Everyone has some financial goals they’re looking to achieve, but there’s always that little something getting in the way.
Whether it’s your other expenses, a debt you’re trying to take care of, or simply your own capabilities constraining you, there’s always a way out.
Money management is a difficult task, and knowing where to start is akin to a complex art, but it’s not impossible to do.
Whenever you feel like the world has it in for you and everything is overwhelming, just take some time to sit back, relax, and think about your position in the financial sphere of things.
In fact, you could be closer to your goals than you think, and only some minor changes to how you relate to money may be enough to get you back on track.
The first step to take when trying to manage your finances effectively is to come up with a household-wide budget, as this would give you a full view of all the spending every member of your family does.
To do this, you must first write down the exact amount of income your household has, and once you’ve got a solid number figured out, organize it into categories based on priority.

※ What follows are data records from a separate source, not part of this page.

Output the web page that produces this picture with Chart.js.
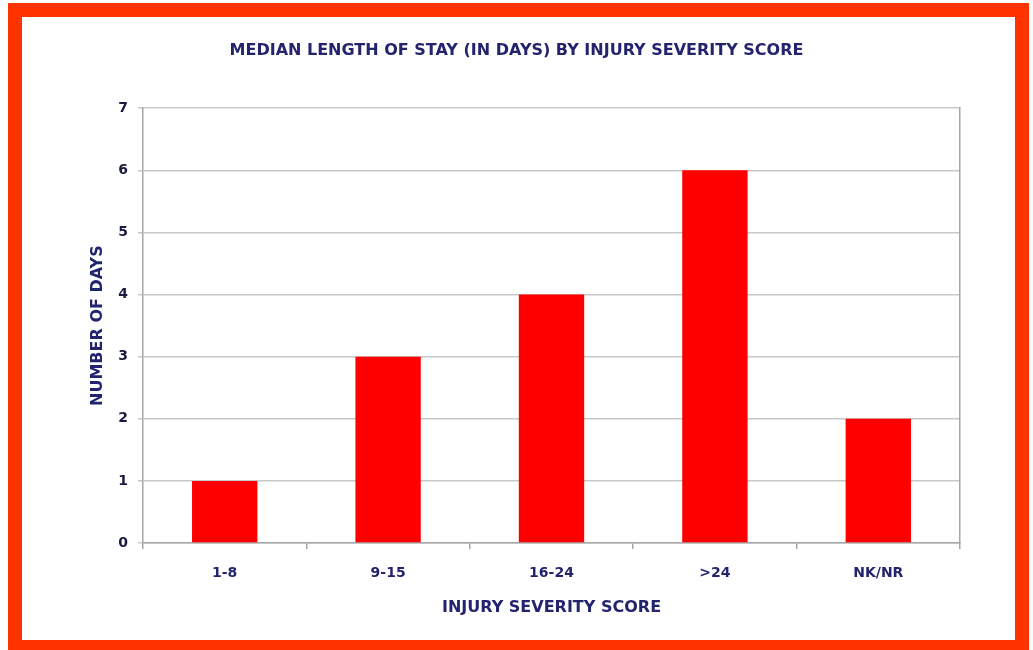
<!DOCTYPE html>
<html>
<head>
<meta charset="utf-8">
<script src="https://cdn.jsdelivr.net/npm/chart.js@4"></script>
<style>
  body { margin: 0; background: #fff; }
  #frame {
    position: absolute; left: 8px; top: 3px; width: 993px; height: 623px;
    border: 14px solid #ff3300; border-bottom-width: 10px;
  }
  #wrap { position: absolute; left: 0; top: 0; width: 1033px; height: 650px; }
</style>
</head>
<body>
<div id="frame"></div>
<div id="wrap"><canvas id="myChart"></canvas></div>
<script>
const categories = ['1-8', '9-15', '16-24', '>24', 'NK/NR'];
const medianDays = [1, 3, 4, 6, 2];
const yTicks = [0, 1, 2, 3, 4, 5, 6, 7];

const navy = '#23236e';
const fontFamily = "'DejaVu Sans', sans-serif";
const frameGrey = '#a6a6a6';

const ctx = document.getElementById('myChart');

new Chart(ctx, {
  type: 'bar',
  data: {
    labels: categories,
    datasets: [{
      label: 'Median length of stay',
      data: medianDays,
      backgroundColor: '#ff0000',
      borderWidth: 0,
      barPercentage: 0.4,
      categoryPercentage: 1.0
    }]
  },
  options: {
    responsive: true,
    maintainAspectRatio: false,
    animation: false,
    layout: { padding: 0 },
    plugins: {
      legend: { display: false },
      tooltip: { enabled: false },
      title: {
        display: true,
        text: 'MEDIAN LENGTH OF STAY (IN DAYS) BY INJURY SEVERITY SCORE',
        color: navy,
        font: { family: fontFamily, size: 16, weight: 'bold' },
        padding: { top: 41, bottom: 48 }
      }
    },
    scales: {
      x: {
        afterFit: s => { s.height = 107; },
        grid: { display: true, offset: true, drawOnChartArea: false, tickLength: 6, color: frameGrey, lineWidth: 1.5 },
        border: { color: frameGrey, width: 1.5 },
        ticks: { color: navy, padding: 16, font: { family: fontFamily, size: 14, weight: 'bold' } },
        title: {
          display: true,
          text: 'INJURY SEVERITY SCORE',
          color: navy,
          font: { family: fontFamily, size: 16, weight: 'bold' },
          padding: { top: 0, bottom: 33 }
        }
      },
      y: {
        min: 0,
        max: 7,
        afterFit: s => { s.width = 143; },
        afterBuildTicks: s => { s.ticks = yTicks.map(v => ({ value: v })); },
        grid: { color: '#c8c8c8', lineWidth: 1.5, tickLength: 5 },
        border: { color: frameGrey, width: 1.5 },
        ticks: { color: '#1a1a40', padding: 10, font: { family: fontFamily, size: 14, weight: 'bold' } },
        title: {
          display: true,
          text: 'NUMBER OF DAYS',
          color: navy,
          font: { family: fontFamily, size: 16, weight: 'bold' },
          padding: { top: 88, bottom: 0 }
        }
      },
      // empty right axis: only its line, closing the plot frame
      yRight: {
        position: 'right',
        min: 0,
        max: 7,
        afterFit: s => { s.width = 73; },
        grid: { drawOnChartArea: false, drawTicks: false },
        border: { color: frameGrey, width: 1.5 },
        ticks: { display: false }
      }
    }
  }
});
</script>
</body>
</html>
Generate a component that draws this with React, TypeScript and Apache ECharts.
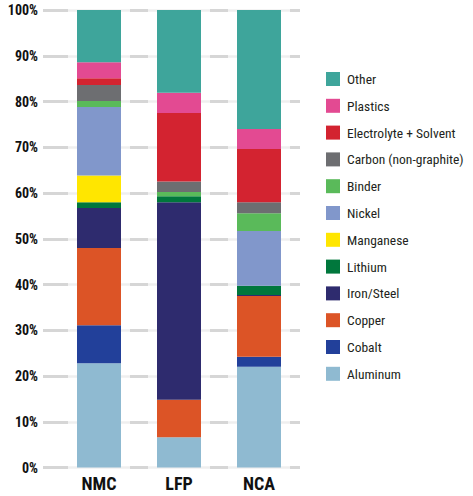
import React, { useEffect, useRef } from "react";
import * as echarts from "echarts";

const categories = ["NMC", "LFP", "NCA"];
const yTicks = [0, 10, 20, 30, 40, 50, 60, 70, 80, 90, 100];

// Stacked from bottom to top
const aluminum = [22.8, 6.6, 22.0];
const cobalt = [8.3, 0, 2.2];
const copper = [16.9, 8.2, 13.3];
const ironSteel = [8.7, 43.2, 0.2];
const lithium = [1.3, 1.3, 2.0];
const manganese = [5.8, 0, 0];
const nickel = [15.0, 0, 12.0];
const binder = [1.3, 0.9, 3.9];
const carbon = [3.5, 2.3, 2.4];
const electrolyte = [1.5, 15.0, 11.6];
const plastics = [3.5, 4.4, 4.4];
const other = [11.4, 18.1, 26.0];

const seriesList = [
  { name: "Aluminum", data: aluminum, color: "#8fbad1" },
  { name: "Cobalt", data: cobalt, color: "#22409a" },
  { name: "Copper", data: copper, color: "#dc5426" },
  { name: "Iron/Steel", data: ironSteel, color: "#2e2b6e" },
  { name: "Lithium", data: lithium, color: "#00773c" },
  { name: "Manganese", data: manganese, color: "#ffe600" },
  { name: "Nickel", data: nickel, color: "#8197cb" },
  { name: "Binder", data: binder, color: "#5aba5a" },
  { name: "Carbon (non-graphite)", data: carbon, color: "#6d6e71" },
  { name: "Electrolyte + Solvent", data: electrolyte, color: "#d32330" },
  { name: "Plastics", data: plastics, color: "#e34a92" },
  { name: "Other", data: other, color: "#3ea59b" },
];

const FONT = "'Roboto Condensed', sans-serif";

export default function App() {
  const ref = useRef<HTMLDivElement>(null);
  useEffect(() => {
    if (!ref.current) return;
    const chart = echarts.init(ref.current, undefined, { renderer: "svg" });
    const top = 10;
    const bottom = 28.5;
    chart.setOption({
      animation: false,
      backgroundColor: "#ffffff",
      grid: [
        { left: 43, right: 173, top, bottom },
        { left: 59, right: 174, top, bottom },
      ],
      legend: {
        orient: "vertical",
        left: 326,
        top: 72,
        padding: [0, 0, 0, 0],
        itemWidth: 14,
        itemHeight: 14,
        itemGap: 12.8,
        icon: "rect",
        data: seriesList.map((s) => s.name).reverse(),
        textStyle: {
          fontFamily: FONT,
          fontSize: 13.5,
          color: "#231f20",
          lineHeight: 14,
          padding: [0, 0, 0, 2],
        },
      },
      xAxis: [
        { type: "category", gridIndex: 0, show: false, data: categories },
        {
          type: "category",
          gridIndex: 1,
          data: categories,
          axisLine: { show: false },
          axisTick: { show: false },
          axisLabel: {
            margin: 7,
            fontFamily: FONT,
            fontWeight: "bold",
            fontSize: 18,
            color: "#111111",
          },
        },
      ],
      yAxis: [
        {
          type: "value",
          gridIndex: 0,
          min: 0,
          max: 100,
          interval: 10,
          axisLine: { show: false },
          axisTick: { show: false },
          axisLabel: {
            margin: 5,
            fontFamily: FONT,
            fontWeight: "bold",
            fontSize: 14,
            color: "#111111",
            formatter: (v: number) => (yTicks.includes(v) ? v + "%" : ""),
          },
          splitLine: { show: true, lineStyle: { color: "#efefef", width: 2.5 } },
        },
        {
          type: "value",
          gridIndex: 0,
          min: 0,
          max: 100,
          interval: 10,
          position: "left",
          axisLine: { show: false },
          axisTick: { show: false },
          axisLabel: { show: false },
          splitLine: {
            show: true,
            lineStyle: {
              color: "#d6d6d6",
              width: 3,
              type: [25, 62, 18, 62, 18, 62, 10, 100],
            },
          },
        },
        {
          type: "value",
          gridIndex: 1,
          min: 0,
          max: 100,
          interval: 10,
          show: false,
          splitLine: { show: false },
        },
      ],
      series: seriesList.map((s) => ({
        name: s.name,
        type: "bar",
        stack: "total",
        xAxisIndex: 1,
        yAxisIndex: 2,
        barWidth: 44,
        data: s.data,
        itemStyle: { color: s.color },
      })),
    });
    return () => chart.dispose();
  }, []);
  return (
    <div
      ref={ref}
      style={{ position: "fixed", left: 0, top: 0, width: 473, height: 496 }}
    />
  );
}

The biggest amount should go towards essentials, and from then on, contribute smaller amounts to your retirement account, paying debt, and finally, any entertainment costs.
Once you’ve got a clear picture of how much you’re spending, you’ll be able to understand how many of those expenses could’ve been avoided, and with that in mind, you’ll learn to save more.
Know your net worth
Knowing the full value of things is crucial if you’re trying to manage your finances, and your net worth isn’t any less important.
To put it simply, your net worth is the sum value of all your assets once you subtract your debts and liabilities.
If the number you’re left with is a positive one, you’re doing something right, and you should keep doing it if you want your finances to grow.
On the other hand, if your net worth is negative, which is common for someone who’s just starting out, there’s loads of debt for you to chip away at.
However, some assets do have value on both sides of the ledger, like your home for example, as the mortgage value may be offset by the home’s resale value.
Check your credit score every so often
A credit score for the FICO credit agency ranges from 300 to 850, and the bigger the number, the more likely you are to qualify for a loan with a bank or some other lender.
You should also keep in mind that the one thing that impacts your credit score the most is your payment history paired up with the amount of debt you’ve accumulated up until this point.
The debt is also sorted by the type of debt you’re carrying, and it decides the amount of credit that is available to you at any given time.
You can improve your credit score by making timely payments on your credit card or overpaying on your mortgage for periods of time.
Set a monthly savings plan for yourself
Having a savings account to transfer money to every month can be a lifesaver in times of trouble, especially if you didn’t see it coming.
Aside from being a good thing to rely on in the case of contingencies, it’s also a great way to save for the future, especially since it’ll teach you to invest your disposable income wisely.
However, if you wait to see if you’ll have any money left over after all of your unnecessary expenses, you’re not likely to get far with your savings account any time soon.
Discipline yourself to make regular payments to this account and your future self will be thanking you, especially if you started earlier than most.
Set a goal for the end of every year
Working towards a goal makes you much more motivated than when you’re simply building up wealth for a reason you can’t put down on paper.
You must recognize where all that energy is going to truly understand your full potential, and of course, utilize it.
One goal that may be great for anyone who’s starting out is creating an emergency fund, preferably one that could last for about 6 months of unemployment.
This is also a great way to focus on a single goal, as you’ll quickly get overwhelmed by numerous goals if you’re trying to achieve them all in a short amount of time.
Naturally, this doesn’t mean you shouldn’t set short-term goals, but setting one for every year should become a habit, and once you’ve cleared the first milestone, every next one will be that much easier.